Quarterly report pursuant to Section 13 or 15(d)

Note 3 - Significant Accounting Policies (Policies)

v3.19.1
Note 3 - Significant Accounting Policies (Policies)
9 Months Ended
Mar. 31, 2019
Accounting Policies [Abstract]  
Reclassifications

Certain prior period amounts have been reclassified to conform to the current period presentation for comparative purposes.

Net Loss Per Common Share

The Company calculates basic loss per common share by dividing net loss by the weighted average number of common shares outstanding during the periods. Diluted loss per common share includes the impact from all dilutive potential common shares relating to outstanding convertible securities.

  

For the three months ended March 31, 2019 and 2018, basic and diluted weighted-average common shares outstanding were 50,769,673 and 25,112,349, respectively. For the nine months ended March 31, 2019 and 2018, basic and diluted weighted-average common shares outstanding were 41,054,334 and 25,142,039, respectively. The Company incurred a net loss for the three and nine months ended March 31, 2019 and 2018, and therefore, basic and diluted loss per share for the periods are the same because the inclusion of potential common equivalent shares were excluded from diluted weighted-average common shares outstanding during the period, as the inclusion of such shares would be anti-dilutive. The total potentially dilutive common shares outstanding at March 31, 2019 and 2018, excluded from diluted weighted-average common shares outstanding, which include common shares underlying outstanding convertible debt, stock options and warrants, were 5,923,106 and 17,987,632, respectively.

 

Income Taxes

 

We follow the liability method of accounting for income taxes under which deferred tax assets and liabilities are recognized for the future tax consequences of (i) temporary differences between the tax basis of assets and liabilities and their reported amounts in the consolidated financial statements and (ii) operating loss and tax credit carry-forwards for tax purposes. Deferred tax assets are reduced by a valuation allowance when, based upon management’s estimates, it is more likely than not that a portion of the deferred tax assets will not be realized in a future period.
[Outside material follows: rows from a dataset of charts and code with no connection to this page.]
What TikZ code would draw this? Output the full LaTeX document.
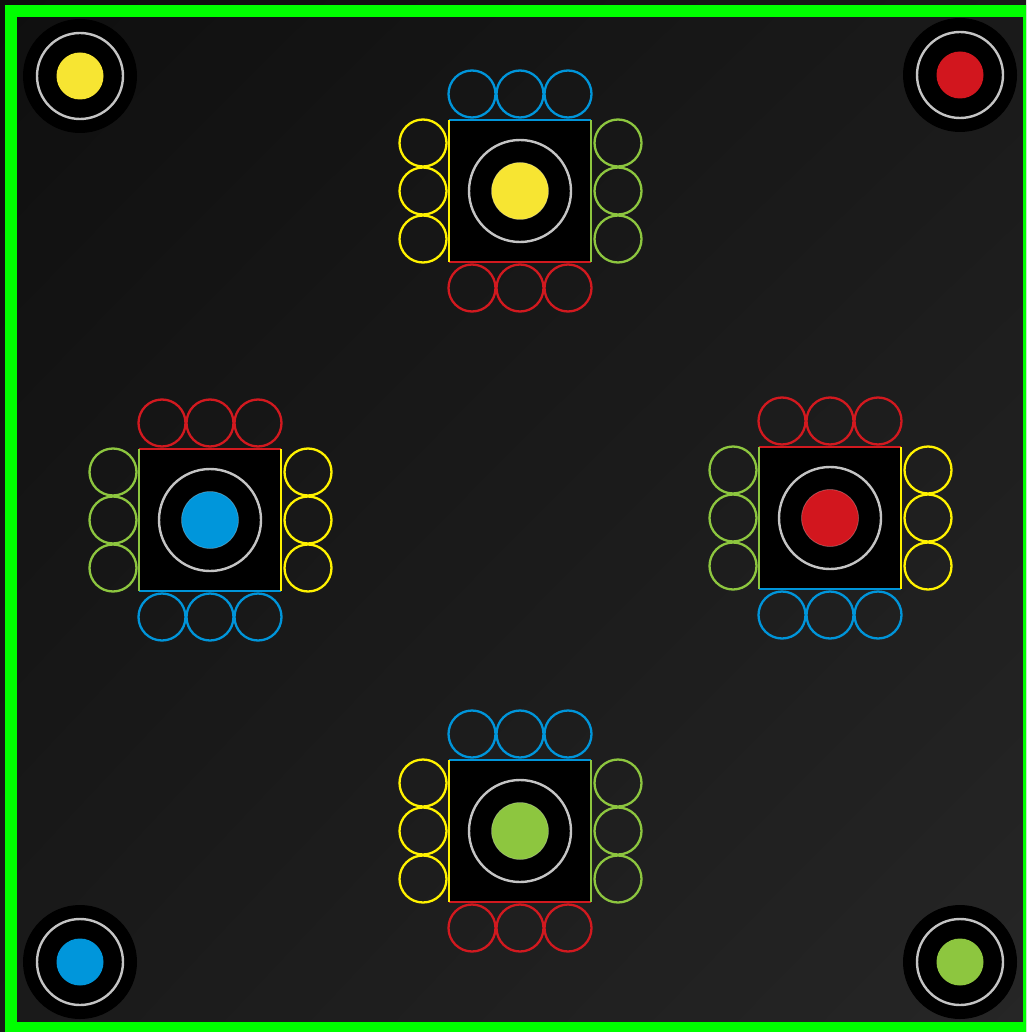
\documentclass[tikz,border=0pt]{standalone}
\usetikzlibrary{calc,shadings}

\definecolor{ludored}{HTML}{D2191F}
\definecolor{ludogreen}{HTML}{8DC63F}
\definecolor{ludoblue}{HTML}{0095DA}
\definecolor{ludoyellow}{HTML}{FFF200}
\definecolor{tokenred}{HTML}{D2161E}
\definecolor{tokengreen}{HTML}{8DC63F}
\definecolor{tokenblue}{HTML}{0096DB}
\definecolor{tokenyellow}{HTML}{F7E532}
\definecolor{ringgrey}{HTML}{C4C4C4}
\definecolor{framegreen}{HTML}{00FF00}
\definecolor{bgdark}{HTML}{0F0F0F}
\definecolor{bgmid}{HTML}{1A1A1A}
\definecolor{bglight}{HTML}{262626}

\begin{document}
\begin{tikzpicture}[
  x=1pt, y=-1pt,
  line cap=round, line join=round,
  ring/.style={draw=ringgrey, line width=2.4pt},
  slot/.style={line width=2.3pt},
  edge/.style={line width=1.8pt, line cap=butt}
]
\useasboundingbox (0,0) rectangle (1026,1032);
\clip (0,0) rectangle (1026,1032);

% 背景与边框
\shade[upper left=bgdark, upper right=bgmid, lower left=bgmid, lower right=bglight]
  (0,0) rectangle (1026,1032);
\draw[framegreen, line width=12pt, line cap=butt, line join=miter]
  (11,11) rectangle (1029,1028);

% 四角的起点
\foreach \cx/\cy/\cc in {80/76/yellow, 960/75/red, 80/962/blue, 960/962/green} {
  \fill[black] (\cx,\cy) circle[radius=57pt];
  \draw[ring] (\cx,\cy) circle[radius=43pt];
  \fill[token\cc] (\cx,\cy) circle[radius=23.5pt];
}

% 四个基地（上、左、右、下各边的颜色，中心棋子颜色）
\foreach \cx/\cy/\ct/\cl/\cr/\cb/\cc in {
    520/191/blue/yellow/green/red/yellow,
    210/520/red/green/yellow/blue/blue,
    830/518/red/green/yellow/blue/red,
    520/831/blue/yellow/green/red/green} {
  \fill[black] ({\cx-71},{\cy-71}) rectangle ({\cx+71},{\cy+71});
  \draw[edge, ludo\ct] ({\cx-71},{\cy-71}) -- ({\cx+71},{\cy-71});
  \draw[edge, ludo\cb] ({\cx-71},{\cy+71}) -- ({\cx+71},{\cy+71});
  \draw[edge, ludo\cl] ({\cx-71},{\cy-71}) -- ({\cx-71},{\cy+71});
  \draw[edge, ludo\cr] ({\cx+71},{\cy-71}) -- ({\cx+71},{\cy+71});
  % 周围的格子
  \foreach \k in {-1,0,1} {
    \draw[slot, ludo\ct] ({\cx+48*\k},{\cy-97}) circle[radius=23.5pt];
    \draw[slot, ludo\cb] ({\cx+48*\k},{\cy+97}) circle[radius=23.5pt];
    \draw[slot, ludo\cl] ({\cx-97},{\cy+48*\k}) circle[radius=23.5pt];
    \draw[slot, ludo\cr] ({\cx+98},{\cy+48*\k}) circle[radius=23.5pt];
  }
  \draw[ring] (\cx,\cy) circle[radius=51pt];
  \fill[token\cc] (\cx,\cy) circle[radius=28.5pt];
  \draw[white, opacity=0.25, line width=0.8pt] (\cx,\cy) circle[radius=28.5pt];
}
\end{tikzpicture}
\end{document}
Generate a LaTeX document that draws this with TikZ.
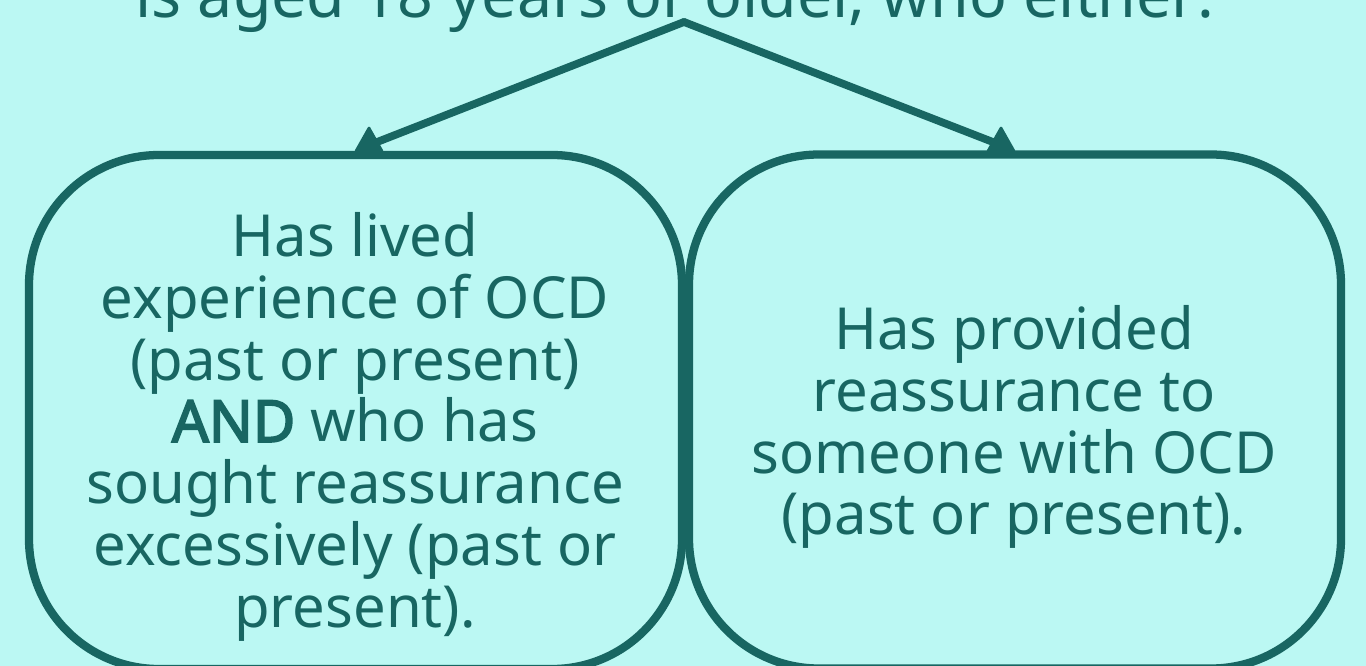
\documentclass[tikz,border=0pt]{standalone}
\usepackage{fontspec}
\setmainfont{Noto Sans}
\newfontfamily\boldfam{Noto Sans}[FakeBold=3]
\definecolor{bgcol}{RGB}{187,248,243}
\definecolor{teal}{RGB}{24,102,98}
\tikzset{
  x=0.75pt, y=-0.75pt,
  box/.style={draw=teal, line width=6.2pt, rounded corners=97.5pt, inner sep=0pt, minimum height=385.5pt},
  txt/.style={text=teal, align=center, inner sep=0pt, font=\fontsize{43.5}{46.4}\selectfont},
  conn/.style={draw=teal, line width=5.8pt, line cap=round},
  tiphead/.style={fill=teal, draw=teal, line width=2pt, line join=round},
}
\begin{document}
\begin{tikzpicture}
\useasboundingbox (0,0) rectangle (1366,666);
\clip (0,0) rectangle (1366,666);
\fill[bgcol] (0,0) rectangle (1366,666);
% top text (cut off by the top edge)
\node[txt, anchor=base, font=\fontsize{47}{50}\selectfont] (top) at (675,18) {is aged 18 years or older, who either:};
% connector points
\coordinate (apex) at (684,22);
\coordinate (endL) at (372,144);
\coordinate (endR) at (998,144);
\draw[conn] (apex) -- (endL);
\draw[conn] (apex) -- (endR);
% arrowheads
\coordinate (tipL) at (369,128);
\coordinate (blL) at (356,151);
\coordinate (brL) at (382,151);
\coordinate (tipR) at (1001,128);
\coordinate (blR) at (988,151);
\coordinate (brR) at (1014,151);
\path[tiphead] (tipL) -- (blL) -- (brL) -- cycle;
\path[tiphead] (tipR) -- (blR) -- (brR) -- cycle;
% boxes
\node[box, minimum width=489.75pt] (boxL) at (355.5,412) {};
\node[box, minimum width=489pt] (boxR) at (1015,411.5) {};
% texts
\node[txt, anchor=north] (txtL) at (355,212) {Has lived\\experience of OCD\\(past or present)\\{\boldfam AND} who has\\sought reassurance\\excessively (past or\\present).};
\node[txt, anchor=north] (txtR) at (1014,305) {Has provided\\reassurance to\\someone with OCD\\(past or present).};
\end{tikzpicture}
\end{document}
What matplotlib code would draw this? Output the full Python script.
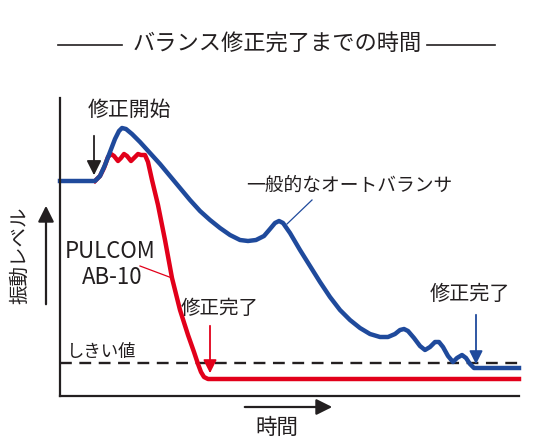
import matplotlib
matplotlib.use('Agg')
import matplotlib.pyplot as plt
from matplotlib.lines import Line2D

plt.rcParams['font.family'] = ['Noto Sans CJK JP', 'DejaVu Sans']

# schematic values (time / level in arbitrary units)
blue_t = [0, 35, 40, 45, 50, 55, 59, 62, 66, 72, 80, 90, 100, 110, 120, 130, 140, 150, 160,
          170, 180, 188, 196, 204, 210, 215, 219, 223, 230, 240, 250, 260, 270, 280, 290,
          300, 310, 320, 328, 335, 340, 344, 348, 354, 360, 365, 370, 375, 379, 383, 388,
          393, 397, 402, 406, 410, 414, 420, 459]
blue_lv = [215, 215, 220, 231, 244, 257, 265, 268, 267, 262, 254, 243, 232, 220, 208, 196, 185,
           176, 168, 161, 156, 155, 156, 160, 167, 173, 175, 173, 163, 146, 130, 114, 99, 86,
           76, 68, 62, 59, 59, 62, 66, 67, 65, 58, 50, 46, 49, 54, 54, 49, 40, 34, 38, 41,
           38, 32, 28, 28, 28]

red_t = [35, 40, 44, 48, 51, 54, 58, 61, 64, 67, 71, 74, 78, 81, 85, 88, 92, 98, 105, 112,
         120, 128, 134, 138, 141, 144, 148, 459]
red_lv = [215, 220, 228, 239, 242, 240, 235, 238, 242, 240, 235, 238, 242, 241, 241, 234, 216,
          191, 156, 118, 86, 61, 44, 32, 24, 19, 17, 17]

threshold = 33

BLUE = '#1f4a9c'
RED = '#e2001a'
INK = '#231f20'

W, H = 540, 445


def fpx(px, py):
    # picture pixels (top-left origin) -> figure fraction
    return px / W, 1 - py / H


fig = plt.figure(figsize=(W / 100, H / 100), dpi=100)
ax = fig.add_axes([60 / W, 1 - 396 / H, 459 / W, 298 / H])
ax.set_xlim(0, 459)
ax.set_ylim(0, 298)
for s in ['top', 'right']:
    ax.spines[s].set_visible(False)
for s in ['left', 'bottom']:
    ax.spines[s].set_linewidth(1.6)
    ax.spines[s].set_color(INK)
ax.set_xticks([])
ax.set_yticks([])

ax.axhline(threshold, color=INK, lw=1.7, linestyle=(0, (5, 3.2)))
ax.plot(red_t, red_lv, color=RED, lw=3.2, solid_joinstyle='round', clip_on=False)
ax.plot(blue_t, blue_lv, color=BLUE, lw=3.2, solid_joinstyle='round', clip_on=False)

# labels and pointers
ax.text(69, 286, '修正開始', fontsize=15, color=INK, ha='center', va='center')
ax.annotate('', xy=(34, 218), xytext=(34, 263),
            arrowprops=dict(arrowstyle='-|>', color=INK, lw=1.3, mutation_scale=22))

ax.text(289, 211, '一般的なオートバランサ', fontsize=13.5, color=INK, ha='center', va='center')
ax.plot([227, 252], [172, 196], color=BLUE, lw=0.9)

ax.text(50, 144, 'PULCOM', fontsize=16, color=INK, ha='center', va='center')
ax.text(52, 118, 'AB-10', fontsize=16, color=INK, ha='center', va='center')
ax.plot([80, 112], [130, 118], color=RED, lw=0.9)

ax.text(160, 88, '修正完了', fontsize=14, color=INK, ha='center', va='center')
ax.annotate('', xy=(150, 20), xytext=(150, 73),
            arrowprops=dict(arrowstyle='-|>', color=RED, lw=1.3, mutation_scale=20))

ax.text(410, 101, '修正完了', fontsize=14.5, color=INK, ha='center', va='center')
ax.annotate('', xy=(416, 29), xytext=(416, 84),
            arrowprops=dict(arrowstyle='-|>', color=BLUE, lw=1.3, mutation_scale=20))

ax.text(7, 44, 'しきい値', fontsize=12.5, color=INK, ha='left', va='center')

# axis names with arrows
fig.text(*fpx(20, 255), '振動レベル', fontsize=14, color=INK, rotation=90,
         ha='center', va='center')
ax.annotate('', xy=fpx(46, 203), xytext=fpx(46, 307), xycoords='figure fraction',
            textcoords='figure fraction',
            arrowprops=dict(arrowstyle='-|>', color=INK, lw=1.6, mutation_scale=24))
fig.text(*fpx(277, 428), '時間', fontsize=15.5, color=INK, ha='center', va='center')
ax.annotate('', xy=fpx(335, 407), xytext=fpx(242, 407), xycoords='figure fraction',
            textcoords='figure fraction',
            arrowprops=dict(arrowstyle='-|>', color=INK, lw=1.6, mutation_scale=24))

# title with rules on both sides
fig.text(*fpx(277, 44), 'バランス修正完了までの時間', fontsize=16, color=INK,
         ha='center', va='center')
for x0, x1 in [(58, 122), (427, 495)]:
    (a, b), (c, d) = fpx(x0, 45), fpx(x1, 45)
    fig.add_artist(Line2D([a, c], [b, d], color=INK, lw=1.2, transform=fig.transFigure))

fig.savefig('out.png', dpi=100)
We recognized a full valuation allowance as of March 31, 2019 and June 30, 2018 and have not recognized any tax provision or benefit for any of the periods presented. We review our tax positions quarterly for tax uncertainties. We did not have any uncertain tax positions as of March 31, 2019 or June 30, 2018. 

 

In December 2017, the United States (“U.S.”) enacted the Tax Cuts and Jobs Act (the “2017 Act”), which changes existing U.S. tax law and includes various provisions that are expected to affect companies. Among other things, the 2017 Act reduces the top U.S. corporate income tax rate from 35.0% to 21.0%, and makes changes to certain other business-related exclusions, deductions and credits. The Company has assessed the impact of the tax bill on the financial statements as of June 30, 2018 and has determined it to be immaterial.   Due to the Company's full valuation allowance, the tax effects of any changes are not expected to have a material impact on our consolidated financial statements.